Pourtant, les échanges commerciaux ne sont pas phénoménaux. La Chine est le premier partenaire commercial de l’ASEAN, devant l’Union européenne. L’organisation fondée en août 1967 compte plus de 620 millions d’habitants et représente plus de 2.400 milliards de dollars de PIB.

En 2015, le centre marocain de conjoncture (CMC) avait estimé que les « flux d’investissement en provenance des pays asiatiques peinaient à prendre de l’élan« . Au total, les échanges commerciaux avec les dix pays ne dépassent pas de beaucoup les 11 milliards de dirhams, contre 9,5 milliards en 2014.

Au premier semestre 2017, les échanges commerciaux ont pourtant l’air de progresser, puisqu’ils ont atteint 5,6 milliards de dirhams selon des chiffres issus de l’Office des changes.

pays ASEAN
(chiffres exprimés en dirhams)

Singapour est le premier partenaire commercial du Maroc dans l’ASEAN, avec 3,4 milliards de dirhams échangés. Il est suivi par l’Indonésie, qui se stabilise autour de 1,9 milliard de dirhams depuis 2014. Les échanges commerciaux qui ont le plus progressé au cours des trois dernières années sont ceux réalisés avec le Vietnam.
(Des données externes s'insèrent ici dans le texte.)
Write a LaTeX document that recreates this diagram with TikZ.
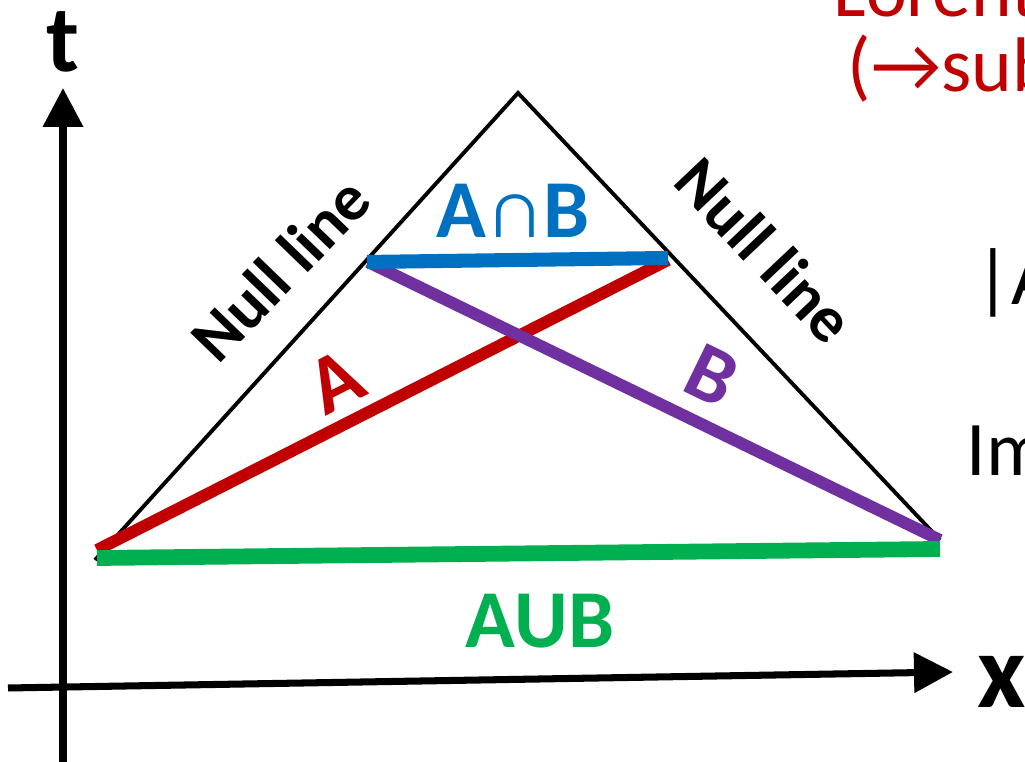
\documentclass[tikz,border=0pt]{standalone}
\usepackage{fontspec}
\setmainfont{Carlito}
\usetikzlibrary{arrows.meta}
\definecolor{ConeRed}{HTML}{C00000}
\definecolor{ConePurple}{HTML}{7030A0}
\definecolor{ConeBlue}{HTML}{0070C0}
\definecolor{ConeGreen}{HTML}{00B050}
\tikzset{
  cone/axis/.style={
    -{Triangle[length=3.9mm,width=3.9mm]}, line width=2pt, draw=black
  },
  cone/edge/.style={line width=1.1pt, draw=black},
  cone/interval/.style={line width=3.4pt},
  cone/axislabel/.style={inner sep=0pt, font=\fontsize{30}{34}\selectfont\bfseries},
  cone/label/.style={inner sep=0pt, font=\fontsize{23.4}{26}\selectfont\bfseries},
  cone/null/.style={inner sep=0pt, font=\fontsize{18.6}{21}\selectfont\bfseries},
  cone/side/.style={inner sep=0pt, anchor=base west, font=\fontsize{22}{26}\selectfont}
}

\begin{document}
\begin{tikzpicture}[x=.01cm,y=.01cm]
  \useasboundingbox (0,0) rectangle (1025,762);
  % axes
  \coordinate (torig) at (63,-10);
  \coordinate (ttip) at (63,674);
  \coordinate (xorig) at (8,74);
  \coordinate (xtip) at (953,90);
  \draw[cone/axis] (torig)--(ttip);
  \draw[cone/axis] (xorig)--(xtip);
  \node[cone/axislabel,font=\fontsize{27}{30}\selectfont\bfseries,anchor=base] (tlab) at (63,690) {t};
  \node[cone/axislabel,anchor=base west] (xlab) at (977,54) {x};
  % light cone
  \coordinate (apex) at (518,669);
  \coordinate (lv) at (95,202);
  \coordinate (rv) at (940,222);
  \draw[cone/edge] (lv)--(apex)--(rv);
  % intervals
  \coordinate (a0) at (97,212);  \coordinate (a1) at (668,502);
  \coordinate (b0) at (368,500); \coordinate (b1) at (940,222);
  \coordinate (c0) at (367,500); \coordinate (c1) at (668,504);
  \coordinate (u0) at (97,204);  \coordinate (u1) at (940,213);
  \draw[cone/interval,ConeRed] (a0)--(a1);
  \draw[cone/interval,ConePurple] (b0)--(b1);
  \draw[cone/interval,ConeGreen,line width=4.5pt] (u0)--(u1);
  \draw[cone/interval,ConeBlue,line width=4pt] (c0)--(c1);
  \node[cone/label,text=ConeBlue,anchor=base] (cap) at (513,524) {A{\mdseries∩}B};
  \node[cone/label,text=ConeGreen,anchor=base] (cup) at (540,114) {AUB};
  \node[cone/label,text=ConeRed,rotate=27] (alab) at (336,381) {A};
  \node[cone/label,text=ConePurple,rotate=-26] (blab) at (712,386) {B};
  \node[cone/null,rotate=46] (nl) at (280,493) {Null line};
  \node[cone/null,rotate=-46.6] (nr) at (765,512) {Null line};
  % text cut off at the right
  \node[cone/side,text=ConeRed] (lor) at (833,745) {Lorentz};
  \node[cone/side,text=ConeRed] (subs) at (847,670) {(→subs};
  \node[cone/side] (abs) at (975,457) {|A};
  \node[cone/side] (imag) at (966,286) {Im};
\end{tikzpicture}
\end{document}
Ils sont passés de 1,5 à 2,7 milliards de dirhams entre 2014 et 2016. Ils ont déjà atteint 1,2 milliard pour le premier semestre 2017.

« Adhérer au TAC permet de nouer des relations institutionnelles avec l’ASEAN et permet de lancer des projets de coopération dans la sécurité, l’agriculture et le renseignement« , commente notre source diplomatique qui précise que l’on assiste à un renversement des relations bilatérales vers des relations multilatérales.

Cette tendance se confirme avec la participation du Maroc à la Mékong River Commission. Des axes de coopération ont été convenus avec cette organisation régionale composée de quatre pays fondateurs (Thaïlande, Cambodge, Laos et Vietnam) avec laquelle le Royaume a conclu un mémorandum d’entente en juin dernier.

Le Maroc se pose comme un pont entre l’Afrique et l’Europe pour les pays asiatiques, mais il n’est pourtant pas automatiquement utilisé par ses partenaires. « Les rencontres avec les hommes d’affaires sont trop épisodiques« , affirme notre ancien diplomate qui rappelle qu’en Indonésie, tous les instruments juridiques pour pouvoir échanger sont mis en place comme les accords et facilités douanières.

Toujours en prenant l’exemple de l’Indonésie où devrait bientôt se rendre Mohammed VI, notre source diplomatique estime que « la plupart de ces pays sont demandeurs d’investisseurs étrangers. Le Maroc doit aussi faire face à d’autres pays africains qui se présentent comme un pont vers l’Europe« .

Face au Maroc, la concurrence est de taille. Ainsi, l’Égypte se pose en carrefour entre l’Afrique, l’Asie et l’Europe alors que le Nigeria se positionne comme la plateforme vers l’Afrique de l’Ouest.